__THE REQUEST__:
Working from the data below, reproduce exactly the lines starting at the one that holds "Rebuild this chart" and ending at the one that holds "d3.scaleLinear().domain([0, 40]).range([plotBottom, plotTop]);". Pictures are excluded.

__DATA FOR THE TASK__:
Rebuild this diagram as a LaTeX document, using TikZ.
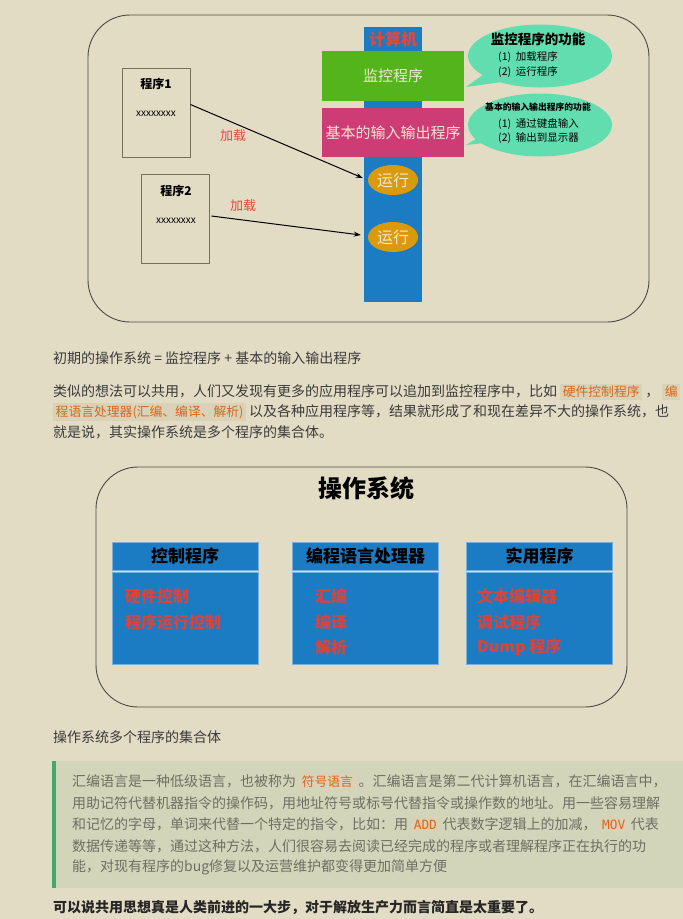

...

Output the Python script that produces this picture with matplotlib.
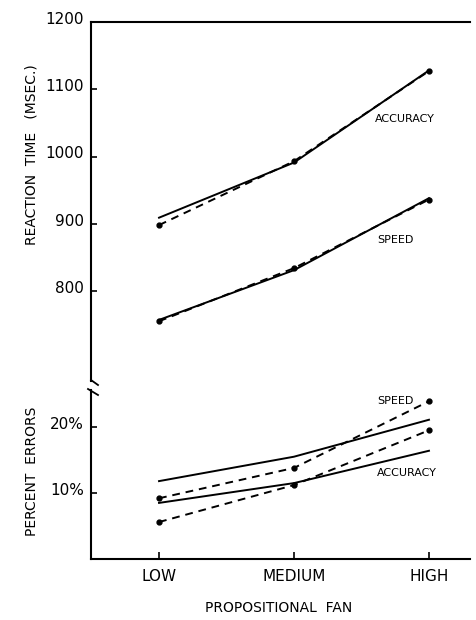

---

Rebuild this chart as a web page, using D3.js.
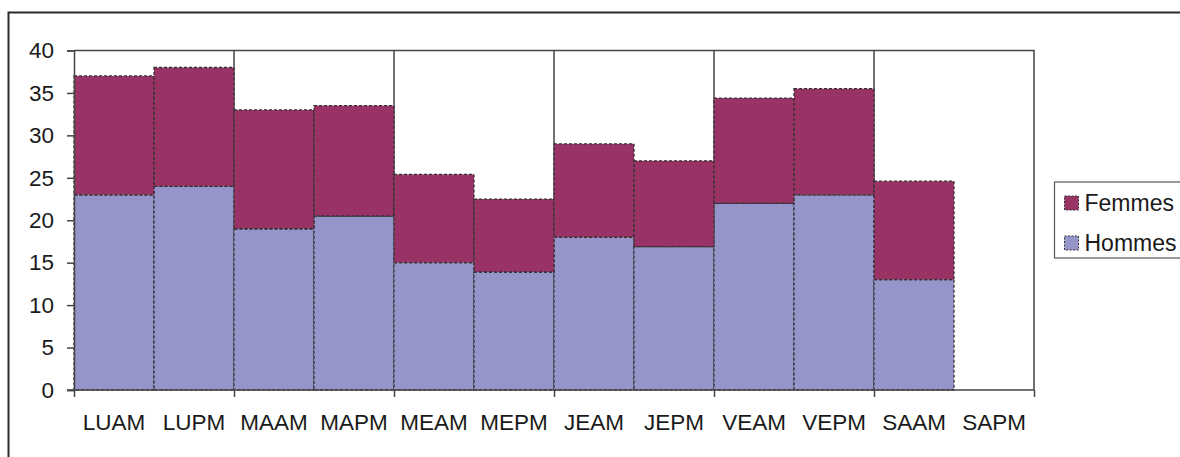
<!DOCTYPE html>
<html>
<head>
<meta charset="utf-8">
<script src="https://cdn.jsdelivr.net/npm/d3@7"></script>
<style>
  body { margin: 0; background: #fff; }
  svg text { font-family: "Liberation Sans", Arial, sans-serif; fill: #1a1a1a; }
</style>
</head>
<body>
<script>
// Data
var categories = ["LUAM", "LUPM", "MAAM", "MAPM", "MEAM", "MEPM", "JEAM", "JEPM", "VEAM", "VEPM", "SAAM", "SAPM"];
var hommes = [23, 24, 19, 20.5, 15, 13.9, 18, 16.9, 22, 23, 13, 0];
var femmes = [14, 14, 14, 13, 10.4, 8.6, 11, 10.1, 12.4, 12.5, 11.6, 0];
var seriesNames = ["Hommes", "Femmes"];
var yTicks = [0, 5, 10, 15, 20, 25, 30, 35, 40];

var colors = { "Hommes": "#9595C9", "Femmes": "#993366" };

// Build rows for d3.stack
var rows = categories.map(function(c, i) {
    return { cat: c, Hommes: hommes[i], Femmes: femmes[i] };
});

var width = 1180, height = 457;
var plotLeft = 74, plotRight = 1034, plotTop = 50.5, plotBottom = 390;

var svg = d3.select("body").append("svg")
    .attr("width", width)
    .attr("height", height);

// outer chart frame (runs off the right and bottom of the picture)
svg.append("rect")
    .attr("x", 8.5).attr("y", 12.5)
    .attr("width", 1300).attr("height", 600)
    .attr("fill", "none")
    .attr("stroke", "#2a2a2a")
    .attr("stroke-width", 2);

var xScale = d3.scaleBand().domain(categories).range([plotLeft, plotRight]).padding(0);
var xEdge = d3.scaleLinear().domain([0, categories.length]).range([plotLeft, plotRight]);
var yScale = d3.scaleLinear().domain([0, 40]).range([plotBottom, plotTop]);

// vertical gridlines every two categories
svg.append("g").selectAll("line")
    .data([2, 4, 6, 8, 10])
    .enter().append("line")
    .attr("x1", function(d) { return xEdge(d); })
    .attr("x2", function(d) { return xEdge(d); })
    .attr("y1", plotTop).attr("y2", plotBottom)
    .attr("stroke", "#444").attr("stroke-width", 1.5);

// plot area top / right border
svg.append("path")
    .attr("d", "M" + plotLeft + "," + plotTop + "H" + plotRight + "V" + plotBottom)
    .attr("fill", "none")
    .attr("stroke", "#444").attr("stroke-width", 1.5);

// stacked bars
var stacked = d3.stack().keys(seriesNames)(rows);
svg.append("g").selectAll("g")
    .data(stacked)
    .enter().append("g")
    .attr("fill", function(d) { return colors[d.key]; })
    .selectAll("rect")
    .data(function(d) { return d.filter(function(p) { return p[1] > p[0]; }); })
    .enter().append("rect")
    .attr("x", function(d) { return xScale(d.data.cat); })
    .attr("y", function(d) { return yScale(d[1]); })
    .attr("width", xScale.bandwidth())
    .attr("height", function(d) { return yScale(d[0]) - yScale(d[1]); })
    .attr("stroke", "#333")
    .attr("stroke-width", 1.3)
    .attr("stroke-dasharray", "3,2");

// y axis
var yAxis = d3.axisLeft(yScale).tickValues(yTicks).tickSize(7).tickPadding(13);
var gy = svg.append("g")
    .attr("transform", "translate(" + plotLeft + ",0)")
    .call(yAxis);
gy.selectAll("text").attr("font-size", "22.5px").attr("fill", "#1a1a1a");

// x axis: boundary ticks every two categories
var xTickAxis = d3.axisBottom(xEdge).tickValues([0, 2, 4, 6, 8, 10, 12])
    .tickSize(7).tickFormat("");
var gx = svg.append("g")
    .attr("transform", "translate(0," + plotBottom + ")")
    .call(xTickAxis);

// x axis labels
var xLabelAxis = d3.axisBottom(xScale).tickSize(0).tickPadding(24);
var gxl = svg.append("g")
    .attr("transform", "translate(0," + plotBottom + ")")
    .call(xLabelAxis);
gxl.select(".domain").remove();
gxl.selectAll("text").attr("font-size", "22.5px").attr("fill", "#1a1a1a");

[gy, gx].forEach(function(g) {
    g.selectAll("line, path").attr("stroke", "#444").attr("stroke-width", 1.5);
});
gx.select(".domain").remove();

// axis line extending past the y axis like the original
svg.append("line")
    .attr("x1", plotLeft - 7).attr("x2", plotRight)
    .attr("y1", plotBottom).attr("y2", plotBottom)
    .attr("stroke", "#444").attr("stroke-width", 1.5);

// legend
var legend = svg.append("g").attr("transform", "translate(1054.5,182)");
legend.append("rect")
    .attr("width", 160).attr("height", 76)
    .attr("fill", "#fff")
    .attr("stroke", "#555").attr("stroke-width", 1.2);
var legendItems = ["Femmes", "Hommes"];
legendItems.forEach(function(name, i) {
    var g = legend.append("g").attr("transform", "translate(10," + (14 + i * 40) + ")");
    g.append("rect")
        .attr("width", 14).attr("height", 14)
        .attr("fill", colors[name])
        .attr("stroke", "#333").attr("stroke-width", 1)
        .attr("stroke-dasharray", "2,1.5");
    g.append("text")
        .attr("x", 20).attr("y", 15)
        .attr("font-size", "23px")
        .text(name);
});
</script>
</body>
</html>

__OUTPUT__:
Rebuild this chart as a web page, using D3.js.
<!DOCTYPE html>
<html>
<head>
<meta charset="utf-8">
<script src="https://cdn.jsdelivr.net/npm/d3@7"></script>
<style>
  body { margin: 0; background: #fff; }
  svg text { font-family: "Liberation Sans", Arial, sans-serif; fill: #1a1a1a; }
</style>
</head>
<body>
<script>
// Data
var categories = ["LUAM", "LUPM", "MAAM", "MAPM", "MEAM", "MEPM", "JEAM", "JEPM", "VEAM", "VEPM", "SAAM", "SAPM"];
var hommes = [23, 24, 19, 20.5, 15, 13.9, 18, 16.9, 22, 23, 13, 0];
var femmes = [14, 14, 14, 13, 10.4, 8.6, 11, 10.1, 12.4, 12.5, 11.6, 0];
var seriesNames = ["Hommes", "Femmes"];
var yTicks = [0, 5, 10, 15, 20, 25, 30, 35, 40];

var colors = { "Hommes": "#9595C9", "Femmes": "#993366" };

// Build rows for d3.stack
var rows = categories.map(function(c, i) {
    return { cat: c, Hommes: hommes[i], Femmes: femmes[i] };
});

var width = 1180, height = 457;
var plotLeft = 74, plotRight = 1034, plotTop = 50.5, plotBottom = 390;

var svg = d3.select("body").append("svg")
    .attr("width", width)
    .attr("height", height);

// outer chart frame (runs off the right and bottom of the picture)
svg.append("rect")
    .attr("x", 8.5).attr("y", 12.5)
    .attr("width", 1300).attr("height", 600)
    .attr("fill", "none")
    .attr("stroke", "#2a2a2a")
    .attr("stroke-width", 2);

var xScale = d3.scaleBand().domain(categories).range([plotLeft, plotRight]).padding(0);
var xEdge = d3.scaleLinear().domain([0, categories.length]).range([plotLeft, plotRight]);
var yScale = d3.scaleLinear().domain([0, 40]).range([plotBottom, plotTop]);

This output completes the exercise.